Literature is one of the art forms invented by the humanity to reflect the phenomena of the objective reality. Drawing from this, all the ideas people have about their lives can be found in the literature. This paper will focus on two literary movements depicting the true-to-life stories of ordinary people without resorting to any symbolic pictures, etc.; these movements are realism and naturalism. Mark Twain’s “Huck Finn” will be considered as a realist piece of literature, while Jack London’s “The Law of Life” will be examined as an example of naturalism.
To begin with, realism can be defined as a literary technique directed at faithful and actual describing of the real-life events and processes in the lives of ordinary people. In the middle of the 19th century, realism was viewed as a protest against surrealism and romanticism. Naturalism became a continuation of realism by addressing the specific stories of specific people instead of generalizing reality.Accordingly, one of the features of this realism was the irony of the existing society and an attempt to change the established way of living where some people were higher in their social status than others. Naturalism, on the other hand, shows the good sides of the society it wants to change.
Mark Twain in his “Huck Finn and Tom Sawyer among the Indians” demonstrates realism showing how two ordinary boys, Huck Finn and Tom Sawyer manifested their protest against the society trying to become closer to the nature that welcomed them: “The marvel of Nature shaking off sleep and going to work unfolded itself to the musing boy” (Twain, 2002, p. 71). One of the ways to break the rules the boys hated was becoming Indians and integrating into the nature: “No, better still, he would join the Indians and hunt buffaloes, and go on the war-path in the mountain ranges and the trackless great plains of the Far West” (Twain, p. 45).

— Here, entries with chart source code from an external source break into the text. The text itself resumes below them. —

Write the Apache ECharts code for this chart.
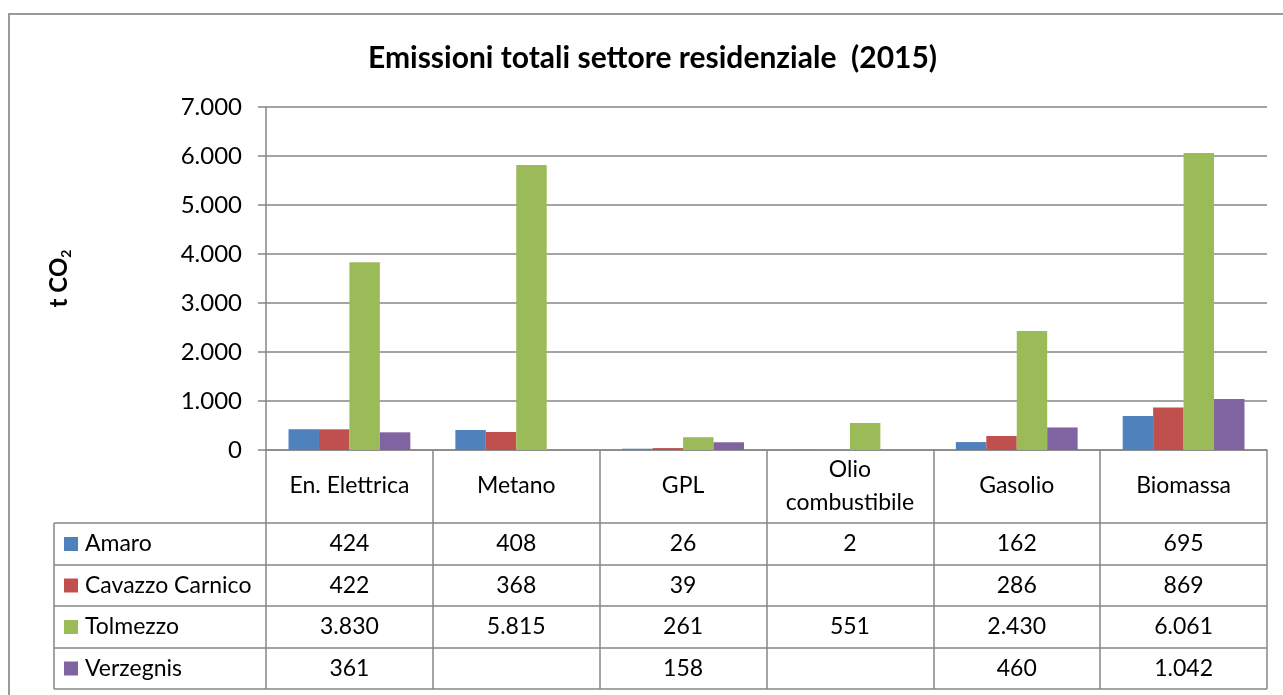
<!DOCTYPE html>
<html>
<head>
<meta charset="utf-8">
<script src="https://cdn.jsdelivr.net/npm/echarts@6/dist/echarts.min.js"></script>
<style>
  html,body{margin:0;padding:0;background:#fff;}
  #chart{width:1283px;height:695px;}
</style>
</head>
<body>
<div id="chart"></div>
<script>
// categories and series
var categories = ['En. Elettrica', 'Metano', 'GPL', 'Olio\ncombustibile', 'Gasolio', 'Biomassa'];
var names = ['Amaro', 'Cavazzo Carnico', 'Tolmezzo', 'Verzegnis'];
var amaro = [424, 408, 26, 2, 162, 695];
var cavazzo = [422, 368, 39, null, 286, 869];
var tolmezzo = [3830, 5815, 261, 551, 2430, 6061];
var verzegnis = [361, null, 158, null, 460, 1042];
var colors = ['#4F81BD', '#C0504D', '#9BBB59', '#8064A2'];
var allData = [amaro, cavazzo, tolmezzo, verzegnis];

var FONT = 'Lato';
var GRAY = '#868686';
var FS = 23;

function fmt(v){
  if (v === null || v === undefined) return '';
  return String(v).replace(/\B(?=(\d{3})+(?!\d))/g, '.');
}

var chart = echarts.init(document.getElementById('chart'));

var series = [];
for (var i = 0; i < names.length; i++) {
  series.push({
    name: names[i],
    type: 'bar',
    data: allData[i],
    barGap: 0,
    barCategoryGap: '27%',
    itemStyle: {color: colors[i]}
  });
}

var option = {
  animation: false,
  textStyle: {fontFamily: FONT},
  title: {
    text: 'Emissioni totali settore residenziale  (2015)',
    left: 363,
    top: 38,
    textStyle: {fontFamily: FONT, fontWeight: 'bold', fontSize: 30, color: '#000'}
  },
  grid: {left: 266, right: 16, top: 107, bottom: 245, containLabel: false},
  xAxis: {
    type: 'category',
    data: categories,
    axisLine: {lineStyle: {color: GRAY, width: 1.5}},
    axisTick: {show: true, length: 239, interval: 0, lineStyle: {color: GRAY, width: 1.5}},
    axisLabel: {
      interval: 0, margin: 36, verticalAlign: 'middle', lineHeight: 33,
      fontFamily: FONT, fontSize: FS, color: '#000'
    }
  },
  yAxis: {
    type: 'value',
    min: 0, max: 7000, interval: 1000,
    name: '{a|t CO}{s|2}',
    nameLocation: 'middle',
    nameRotate: 90,
    nameGap: 193,
    nameTextStyle: {
      rich: {
        a: {fontFamily: FONT, fontWeight: 'bold', fontSize: 24, color: '#000'},
        s: {fontFamily: FONT, fontWeight: 'bold', fontSize: 14, color: '#000', padding: [13, 0, 0, 0]}
      }
    },
    axisLine: {show: true, lineStyle: {color: GRAY, width: 1.5}},
    axisTick: {show: true, length: 8, lineStyle: {color: GRAY, width: 1.5}},
    splitLine: {lineStyle: {color: GRAY, width: 1.5}},
    axisLabel: {margin: 24, fontFamily: FONT, fontSize: 24, color: '#000', formatter: fmt}
  },
  series: series
};
chart.setOption(option);

// data table under the plot
var rowTops = [523, 565, 606, 648, 689];
var tableLeft = 54, tableRight = 1267;
var g = [];
g.push({type: 'rect', shape: {x: 9, y: 14, width: 1300, height: 720},
  style: {fill: 'none', stroke: '#9a9a9a', lineWidth: 2}, silent: true});
for (var r = 0; r < rowTops.length; r++) {
  g.push({type: 'line', shape: {x1: tableLeft, y1: rowTops[r], x2: tableRight, y2: rowTops[r]},
    style: {stroke: GRAY, lineWidth: 1.5}});
}
g.push({type: 'line', shape: {x1: tableLeft, y1: rowTops[0], x2: tableLeft, y2: rowTops[4]},
  style: {stroke: GRAY, lineWidth: 1.5}});
for (var s = 0; s < names.length; s++) {
  var cy = (rowTops[s] + rowTops[s + 1]) / 2;
  g.push({type: 'rect', shape: {x: 64, y: cy - 7, width: 14, height: 14}, style: {fill: colors[s]}});
  g.push({type: 'text', x: 85, y: cy, style: {text: names[s], fontFamily: FONT, fontSize: FS,
    fill: '#000', align: 'left', verticalAlign: 'middle'}});
  for (var c = 0; c < categories.length; c++) {
    var px = chart.convertToPixel({xAxisIndex: 0}, c);
    g.push({type: 'text', x: px, y: cy, style: {text: fmt(allData[s][c]), fontFamily: FONT,
      fontSize: FS, fill: '#000', align: 'center', verticalAlign: 'middle'}});
  }
}
chart.setOption({graphic: g});
</script>
</body>
</html>
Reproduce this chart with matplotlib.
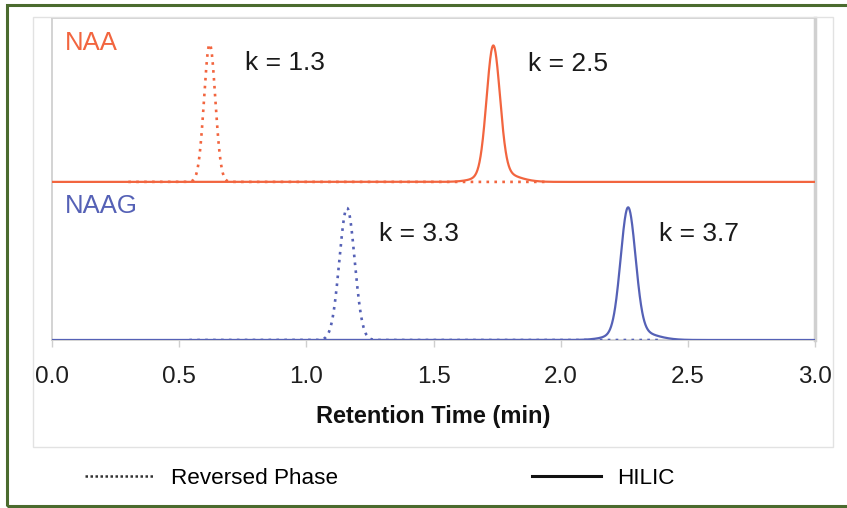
import numpy as np
import matplotlib.pyplot as plt
from matplotlib.patches import Rectangle
from matplotlib.lines import Line2D

# peak parameters (min, relative height, sigma in min)
compounds = ['NAA', 'NAAG']
rp_time = [0.62, 1.16]
rp_height = [0.428, 0.41]
rp_sigma = [0.022, 0.03]
rp_span = [(0.30, 1.95), (0.54, 2.40)]
hilic_time = [1.735, 2.265]
hilic_height = [0.425, 0.413]
hilic_sigma = [0.026, 0.029]
k_rp = ['k = 1.3', 'k = 3.3']
k_hilic = ['k = 2.5', 'k = 3.7']
offsets = [0.491, 0.0]
colors = ['#F2653F', '#5561B6']
xticks = [0.0, 0.5, 1.0, 1.5, 2.0, 2.5, 3.0]

plt.rcParams['font.family'] = ['Liberation Sans', 'DejaVu Sans']

W, H = 847, 508
fig = plt.figure(figsize=(W / 100, H / 100), dpi=100)

def fx(px):
    return px / W

def fy(py):
    return 1 - py / H

# frames drawn in figure coords
fig.patches.append(Rectangle((fx(7), fy(506)), fx(860) - fx(7), fy(5) - fy(506),
                             transform=fig.transFigure, fill=False,
                             edgecolor='#4B6B2E', lw=2.2, clip_on=False))
fig.patches.append(Rectangle((fx(33), fy(447)), fx(833) - fx(33), fy(17) - fy(447),
                             transform=fig.transFigure, fill=False,
                             edgecolor='#e2e2e2', lw=1.0, clip_on=False))

ax = fig.add_axes([fx(52), fy(340), fx(815) - fx(52), fy(18) - fy(340)])

t = np.linspace(0, 3, 3001)


def gauss(t, t0, h, s):
    return h * np.exp(-0.5 * ((t - t0) / s) ** 2)


for i in range(2):
    c = colors[i]
    off = offsets[i]
    # reversed phase, dotted
    lo, hi = rp_span[i]
    m = (t >= lo) & (t <= hi)
    y_rp = off + gauss(t, rp_time[i], rp_height[i], rp_sigma[i])
    ax.plot(t[m], y_rp[m], color=c, lw=1.9, ls=(0, (1, 2)), zorder=3)
    # HILIC, solid with a little tailing
    y_h = gauss(t, hilic_time[i], hilic_height[i] * 0.93, hilic_sigma[i])
    y_h += gauss(t, hilic_time[i] + 0.02, hilic_height[i] * 0.07, hilic_sigma[i] * 2.6)
    ax.plot(t, off + y_h, color=c, lw=1.6, zorder=4)

ax.set_xlim(0, 3)
ax.set_ylim(0, 1)
ax.set_yticks([])
ax.set_xticks(xticks)
ax.set_xticklabels(['%.1f' % v for v in xticks])
ax.tick_params(axis='x', length=5, width=1, color='#cfcfcf', pad=14,
               labelsize=17.5, labelcolor='#1e1e1e')
for s in ['left', 'top', 'bottom']:
    ax.spines[s].set_color('#cccccc')
    ax.spines[s].set_linewidth(1.2)
ax.spines['right'].set_color('#d0d0d0')
ax.spines['right'].set_linewidth(2.5)

ax.set_xlabel('Retention Time (min)', fontsize=17, fontweight='bold',
              labelpad=12, color='#111111')


def py(p):
    return (340 - p) / 322.0


# compound names and retention factors
ax.text(0.05, py(43), compounds[0], color=colors[0], fontsize=18.5, va='center')
ax.text(0.05, py(206), compounds[1], color=colors[1], fontsize=18.5, va='center')
ax.text(0.76, py(63), k_rp[0], fontsize=19, va='center', color='#1a1a1a')
ax.text(1.87, py(64), k_hilic[0], fontsize=19, va='center', color='#1a1a1a')
ax.text(1.285, py(234), k_rp[1], fontsize=19, va='center', color='#1a1a1a')
ax.text(2.385, py(234), k_hilic[1], fontsize=19, va='center', color='#1a1a1a')

handles = [Line2D([], [], color='#333333', lw=1.8, ls=(0, (1, 1))),
           Line2D([], [], color='#111111', lw=2.2)]
fig.legend(handles, ['Reversed Phase', 'HILIC'], ncol=2, frameon=False,
           loc='center left', bbox_to_anchor=(fx(85), fy(478)),
           borderpad=0, borderaxespad=0, handlelength=3.1, handletextpad=0.72,
           columnspacing=8.6, prop={'size': 16.2})

fig.savefig('out.png', dpi=100)
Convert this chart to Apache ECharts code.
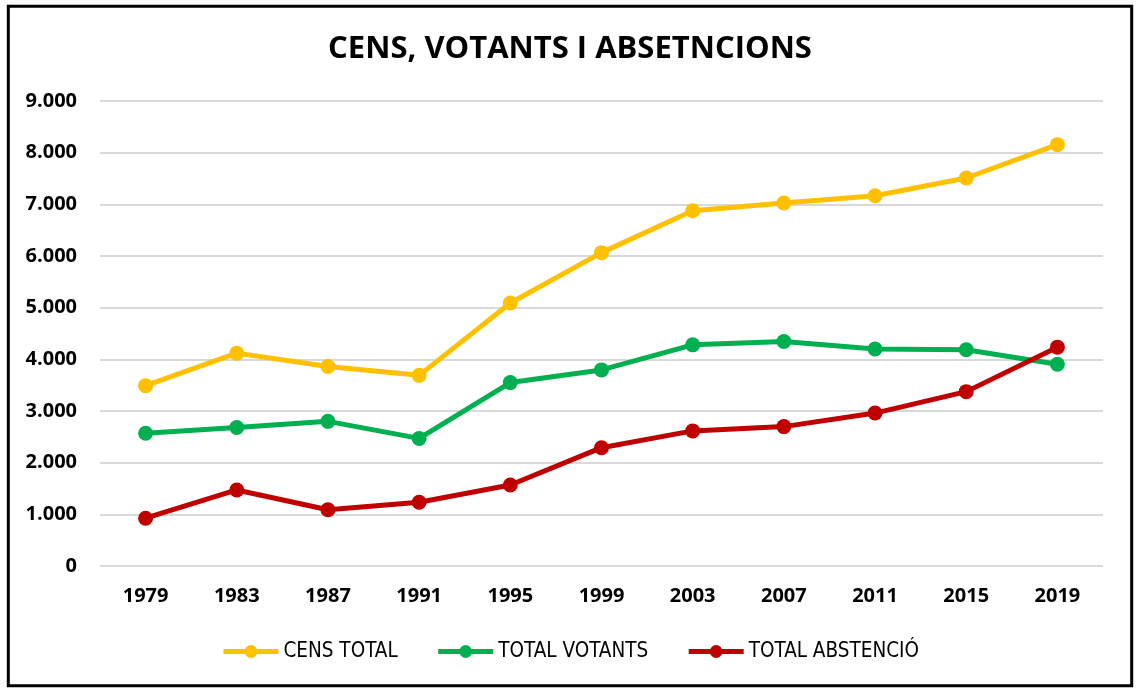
<!DOCTYPE html>
<html>
<head>
<meta charset="utf-8">
<script src="https://cdn.jsdelivr.net/npm/echarts@6/dist/echarts.min.js"></script>
<style>
html,body{margin:0;padding:0;background:#fff;}
#chart{width:1140px;height:695px;}
</style>
</head>
<body>
<div id="chart"></div>
<script>
const years = ['1979','1983','1987','1991','1995','1999','2003','2007','2011','2015','2019'];
const censTotal = [3490, 4120, 3860, 3690, 5090, 6065, 6875, 7025, 7165, 7510, 8155];
const totalVotants = [2570, 2680, 2800, 2470, 3550, 3795, 4280, 4345, 4200, 4185, 3905];
const totalAbstencio = [925, 1472, 1088, 1235, 1568, 2290, 2615, 2698, 2960, 3375, 4236];
const seriesNames = ['CENS TOTAL', 'TOTAL VOTANTS', 'TOTAL ABSTENCIÓ'];
const seriesColors = ['#FFC000', '#00B050', '#C00000'];

function fmt(v){
  const s = String(Math.round(v));
  return s.replace(/\B(?=(\d{3})+(?!\d))/g, '.');
}

const chart = echarts.init(document.getElementById('chart'));
const data = [censTotal, totalVotants, totalAbstencio];
chart.setOption({
  backgroundColor: '#fff',
  animation: false,
  title: {
    text: 'CENS, VOTANTS I ABSETNCIONS',
    left: 'center',
    top: 29,
    textStyle: {fontFamily: 'Open Sans', fontWeight: 'bold', fontSize: 31, color: '#000'}
  },
  legend: {
    data: seriesNames,
    left: 'center',
    top: 636,
    itemWidth: 55,
    itemHeight: 16,
    itemGap: 38,
    lineStyle: {width: 5},
    textStyle: {fontFamily: '"DejaVu Sans Condensed", "Liberation Sans", sans-serif', fontSize: 20.5, color: '#000'}
  },
  grid: {left: 100, right: 37, top: 101, bottom: 129},
  xAxis: {
    type: 'category',
    data: years,
    boundaryGap: true,
    axisLine: {show: false},
    axisTick: {show: false},
    axisLabel: {fontFamily: 'Open Sans', fontWeight: 'bold', fontSize: 20, color: '#000', margin: 20}
  },
  yAxis: {
    type: 'value',
    min: 0,
    max: 9000,
    interval: 1000,
    axisLine: {show: false},
    axisTick: {show: false},
    splitLine: {lineStyle: {color: '#D9D9D9', width: 2}},
    axisLabel: {fontFamily: 'Open Sans', fontWeight: 'bold', fontSize: 20, color: '#000', margin: 23, formatter: fmt}
  },
  series: seriesNames.map((n, i) => ({
    name: n,
    type: 'line',
    data: data[i],
    symbol: 'circle',
    symbolSize: 15,
    lineStyle: {width: 5, color: seriesColors[i]},
    itemStyle: {color: seriesColors[i]},
    z: 3 + i
  })),
  graphic: [{
    type: 'rect',
    shape: {x: 8.3, y: 6.2, width: 1123.4, height: 679.5},
    style: {fill: 'none', stroke: '#000', lineWidth: 3},
    silent: true
  }]
});
</script>
</body>
</html>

As contrasted to Twain’s work, “The Law of Life” by London is a depiction of positive experiences of ordinary people living in close connection with nature. There is no manifestation of protest in this work, vice versa London shows that understanding the laws of life and nature makes it easier for ordinary people to go their life-path and end it timely: “He did not complain. It was the way of life, and it was just. He had been born close to the earth, close to the earth had he lived, and the law thereof was not new to him” (London, 1994, p. 28). Moreover, London’s work is more philosophical than the one by Twain, as the author thinks over the solutions to social issues rather than treating them with irony: “Nature did not care. To life she set one task, gave one law. To perpetuate was the task of life, its law was death” (London, 1994, p. 29).
To conclude, realism and naturalism are the two literary movements that reflect the same idea of bringing the ordinary people to the spotlight of literature, although by different means. Mark Twain and Jack London are the brightest representatives of these literary movements, and their works prove this fact by displaying the features of realism and naturalism. Although Mark Twain is famous for his realist humor, and Jack London attracts readers’ attention by his naturalist philosophy of life, the joint aim they pursue is explaining to the society the right way according to which it should develop.
Works Cite
London, Jack. The Portable Jack London (Earle Labor, Ed.). Penguin, 1994, pp. 26 – 32.
Twain, Mark. Huck Finn and Tom Sawyer among the Indians And Other Unfinished Stories. University of California Press, 2002.